Dün Gazeteciler Cemiyeti, meslek örgütümüz, yeni bir torba yasası içine sıkıştırılmış, kanıtlı belgeli yolsuzluklar, vurgunların haberlerindeki patlamaya karşı önlem olarak, kanıtlı, belgeli yolsuzluk dosyaları içindeki bilgilerin bile kamuoyuna yansımasını durdurmaya yönelik şeytanın aklına gelmeyecek yeni bir yasaktan söz ediliyor. Bilimsel, dosyalı, vurgun gerçeklerinde, suçlulara hesap sorulması hak götüre, haberi yapan gazeteciyi susturmaya yönelik çare yaratılmış. Suç işleyen şirket, yolsuzluk yapmış bireylerin, yolsuzluğun yapıldığı projenin üzerinden çok zorlu kanıtlanabilmiş haberleri yapan, bulan gazetecileri susturmak üzere formül bulunmuş. Şirketlerin, sanayi çarklarının durmasına yol açabilme gerekçeli olarak “şöhrete zarar verme” gerekçeli haberi yapan gazeteciye üç yıla kadar hapis cezası verilebilmesi hükmü getirilmiş. Kanıtlanmış yolsuzluklar, suçların cezalandırılması yerine, kanıtlanmış suçun şirketlerini, sahiplerini açıklayan gazetecinin hapsedilmesi cezası getirilmiş.

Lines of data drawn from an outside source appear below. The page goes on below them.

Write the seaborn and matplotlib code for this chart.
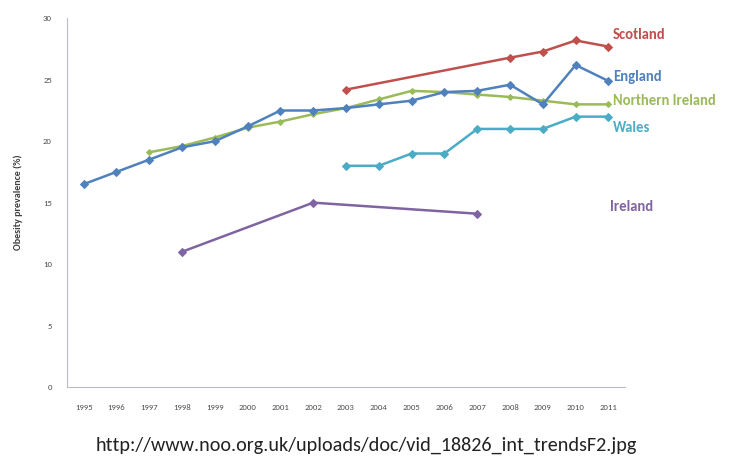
import numpy as np
import pandas as pd
import matplotlib
matplotlib.use("Agg")
import matplotlib.pyplot as plt
import seaborn as sns

# data
england_years = [1995, 1996, 1997, 1998, 1999, 2000, 2001, 2002, 2003, 2004, 2005, 2006, 2007, 2008, 2009, 2010, 2011]
england_vals = [16.5, 17.5, 18.5, 19.5, 20.0, 21.2, 22.5, 22.5, 22.7, 23.0, 23.3, 24.0, 24.1, 24.6, 23.0, 26.2, 24.9]

scotland_years = [2003, 2008, 2009, 2010, 2011]
scotland_vals = [24.2, 26.8, 27.3, 28.2, 27.7]

ni_years = [1997, 1998, 1999, 2000, 2001, 2002, 2003, 2004, 2005, 2006, 2007, 2008, 2009, 2010, 2011]
ni_vals = [19.1, 19.6, 20.3, 21.1, 21.6, 22.2, 22.7, 23.4, 24.1, 24.0, 23.8, 23.6, 23.3, 23.0, 23.0]

wales_years = [2003, 2004, 2005, 2006, 2007, 2008, 2009, 2010, 2011]
wales_vals = [18.0, 18.0, 19.0, 19.0, 21.0, 21.0, 21.0, 22.0, 22.0]

ireland_years = [1998, 2002, 2007]
ireland_vals = [11.0, 15.0, 14.1]

series = [
    ("Scotland", scotland_years, scotland_vals, "#c0504d", 35),
    ("England", england_years, england_vals, "#4f81bd", 77),
    ("Northern Ireland", ni_years, ni_vals, "#9bbb59", 101),
    ("Wales", wales_years, wales_vals, "#4bacc6", 128),
    ("Ireland", ireland_years, ireland_vals, "#8064a2", 207),
]

sns.set_style("white")
plt.rcParams['font.family'] = ['Carlito', 'Open Sans', 'DejaVu Sans']

fig = plt.figure(figsize=(7.3, 4.59), dpi=100)
ax = fig.add_axes([0.092, 0.157, 0.764, 0.803])

# green first so the blue line sits on top like the original
order = ["Northern Ireland", "Ireland", "Wales", "Scotland", "England"]
lookup = {s[0]: s for s in series}
for name in order:
    _, yrs, vals, col, _ = lookup[name]
    df = pd.DataFrame({"year": yrs, "value": vals})
    ms = 3 if name == "Northern Ireland" else 4.5
    sns.lineplot(data=df, x="year", y="value", ax=ax, color=col, lw=1.8,
                 marker="D", markersize=ms, markeredgecolor=col)

ax.set_xlim(1994.5, 2011.5)
ax.set_ylim(0, 30)
ax.set_xticks(range(1995, 2012))
ax.set_yticks(range(0, 31, 5))
ax.tick_params(axis="both", labelsize=6.3, colors="#505050", length=2, width=0.5)
ax.tick_params(axis="y", pad=9)
ax.tick_params(axis="x", pad=12, length=0)
ax.set_xlabel("")
ax.set_ylabel("Obesity prevalence (%)", fontsize=7.2, color="#404040",
              labelpad=14, fontweight="bold")
for s in ["top", "right"]:
    ax.spines[s].set_visible(False)
for s in ["left", "bottom"]:
    ax.spines[s].set_color("#b8bcc4")
    ax.spines[s].set_linewidth(0.8)

# series names on the right
for name, yrs, vals, col, ypix in series:
    xpix = 610 if name == "Ireland" else 613
    fig.text(xpix / 730, 1 - ypix / 459, name, color=col, fontsize=10.5,
             fontweight="bold", va="center", ha="left")

fig.text(366 / 730, 1 - 445 / 459,
         "http://www.noo.org.uk/uploads/doc/vid_18826_int_trendsF2.jpg",
         fontsize=14.5, color="#222222", ha="center", va="center")

fig.savefig("out.png", dpi=100)
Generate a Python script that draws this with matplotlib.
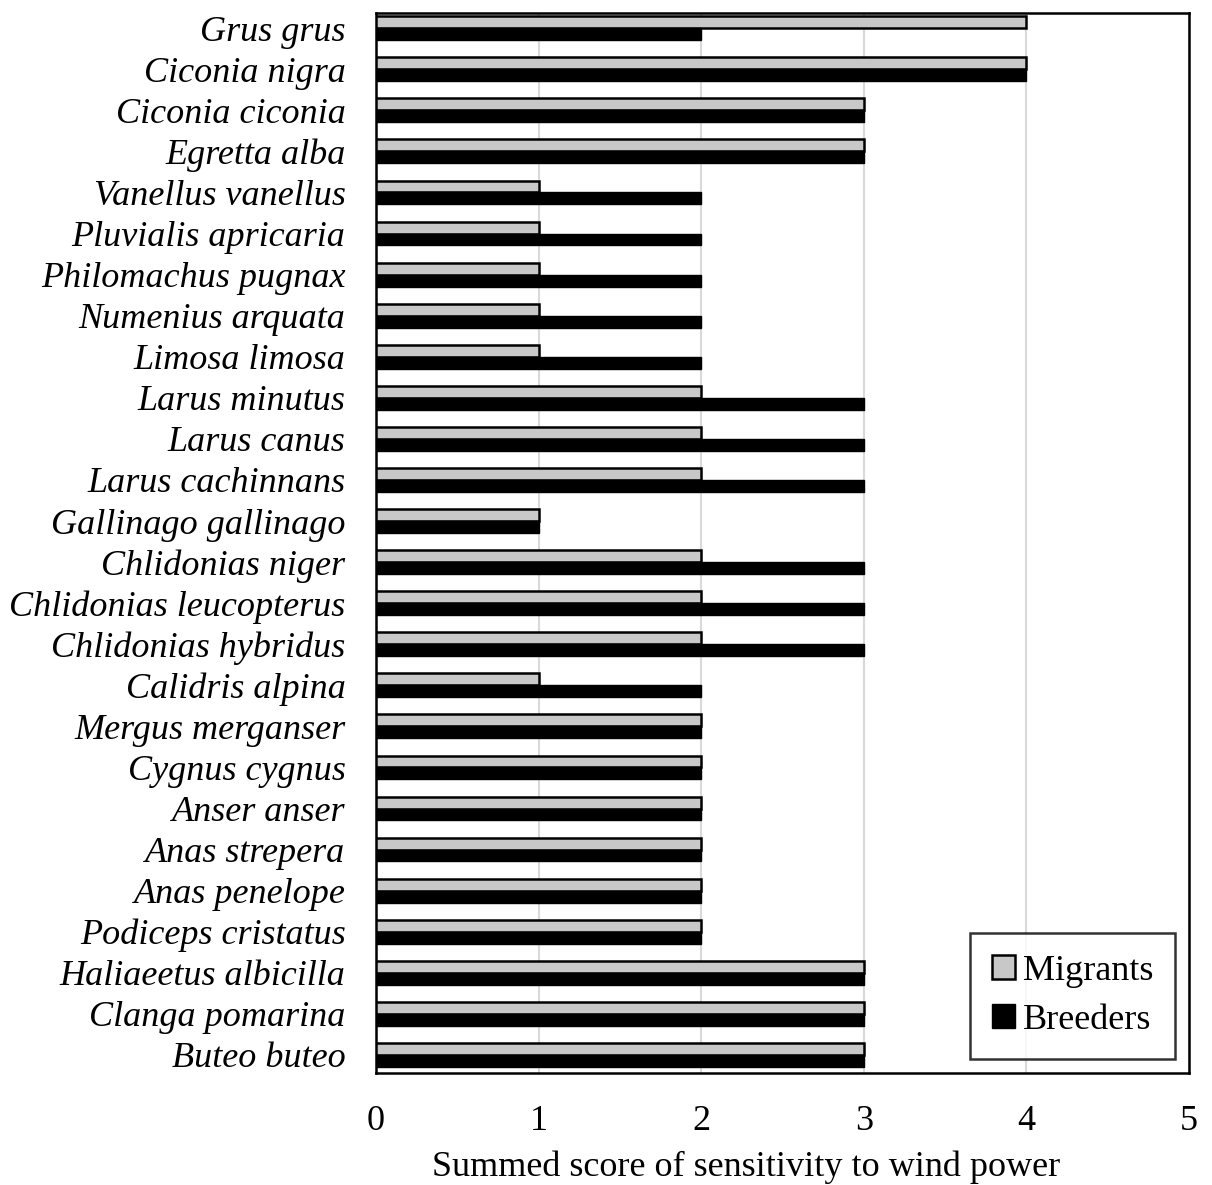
import matplotlib
matplotlib.use("Agg")
import matplotlib.pyplot as plt
import numpy as np

species = ["Grus grus", "Ciconia nigra", "Ciconia ciconia", "Egretta alba",
           "Vanellus vanellus", "Pluvialis apricaria", "Philomachus pugnax",
           "Numenius arquata", "Limosa limosa", "Larus minutus", "Larus canus",
           "Larus cachinnans", "Gallinago gallinago", "Chlidonias niger",
           "Chlidonias leucopterus", "Chlidonias hybridus", "Calidris alpina",
           "Mergus merganser", "Cygnus cygnus", "Anser anser", "Anas strepera",
           "Anas penelope", "Podiceps cristatus", "Haliaeetus albicilla",
           "Clanga pomarina", "Buteo buteo"]
migrants = [4, 4, 3, 3, 1, 1, 1, 1, 1, 2, 2, 2, 1, 2, 2, 2, 1, 2, 2, 2, 2, 2, 2, 3, 3, 3]
breeders = [2, 4, 3, 3, 2, 2, 2, 2, 2, 3, 3, 3, 1, 3, 3, 3, 2, 2, 2, 2, 2, 2, 2, 3, 3, 3]
xticks = [0, 1, 2, 3, 4, 5]

plt.rcParams['font.family'] = ['Liberation Serif', 'DejaVu Serif']

fig = plt.figure(figsize=(12.12, 11.85), dpi=100)
ax = fig.add_axes([376/1212, 1 - 1073/1185, (1189-376)/1212, (1073-13)/1185])

y = np.arange(len(species))
h = 0.29
ax.barh(y - h/2, migrants, height=h, color='#c8c8c8', edgecolor='black', linewidth=1.8,
        label='Migrants', zorder=3)
ax.barh(y + h/2, breeders, height=h, color='black', edgecolor='black', linewidth=1.0,
        label='Breeders', zorder=3)

ax.set_ylim(25.44, -0.37)
ax.set_xlim(0, 5)
ax.set_yticks(y)
ax.set_yticklabels(species, fontstyle='italic', fontsize=26)
ax.set_xticks(xticks)
ax.set_xticklabels([str(t) for t in xticks], fontsize=26)
ax.tick_params(axis='both', length=0)
ax.tick_params(axis='y', pad=22)
ax.tick_params(axis='x', pad=23)
ax.xaxis.grid(True, color='#d9d9d9', linewidth=1.5, zorder=0)
ax.set_axisbelow(True)
for s in ax.spines.values():
    s.set_linewidth(1.8)
    s.set_color('black')
ax.set_xlabel('Summed score of sensitivity to wind power', fontsize=26, labelpad=12)
ax.xaxis.set_label_coords((746 - 376) / 813, -0.073)

leg = ax.legend(loc='lower right', fontsize=26, frameon=True, fancybox=False,
                edgecolor='black', handlelength=0.65, handleheight=0.65,
                handletextpad=0.2, labelspacing=0.45, borderpad=0.6,
                borderaxespad=0.4)
leg.get_frame().set_linewidth(1.8)

fig.savefig('out.png', dpi=100)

Bugüne kadar suçluluğun kanıtlandığı haberlere kişiler, firma sahipleri ya da markalar durmadan haksız olarak tekzip yolluyorlardı ya? Doymamışlar, gazeteciyi yolsuzluk, vurgun, yağma haberleri yapmaktan alıkoymak için hapisle cezalandırabilecek bir yasa hükmü torba yasasına saklanmış olarak yürürlüğe sokuluvermiş. Ahlaksızlık, vurgun adına sözün bittiği yeri çoktan geçmişiz.. Türkçesi vurgunlar, yağmalar olmazsa sanayi çökebilirmiş..
***
İnanmayabilirsiniz ama Harvard Üniversitesi’nde yapılmış yeni bir araştırmanın sonucu gelmiş. Midenin çalışma düzeninin sonuçları beyinin çalışmasından daha akıllı çıkmış. Boş mide hemen haber veriyor, alarm zillerini çaldırıyormuş. Boş beyin ise haber bile veremiyormuş. Kirli siyasetin neden boş beyinli insanların çoğunlukta olmalarını seçmelerini çok güzel açıklıyor da. Boş midelerin seçmenler olarak çoğalmaları sonucunda ne yapılırsa yapılsın sonuç alınamayacağı gerçeğini de daha bir anlamlı kanıtlamıyor mu?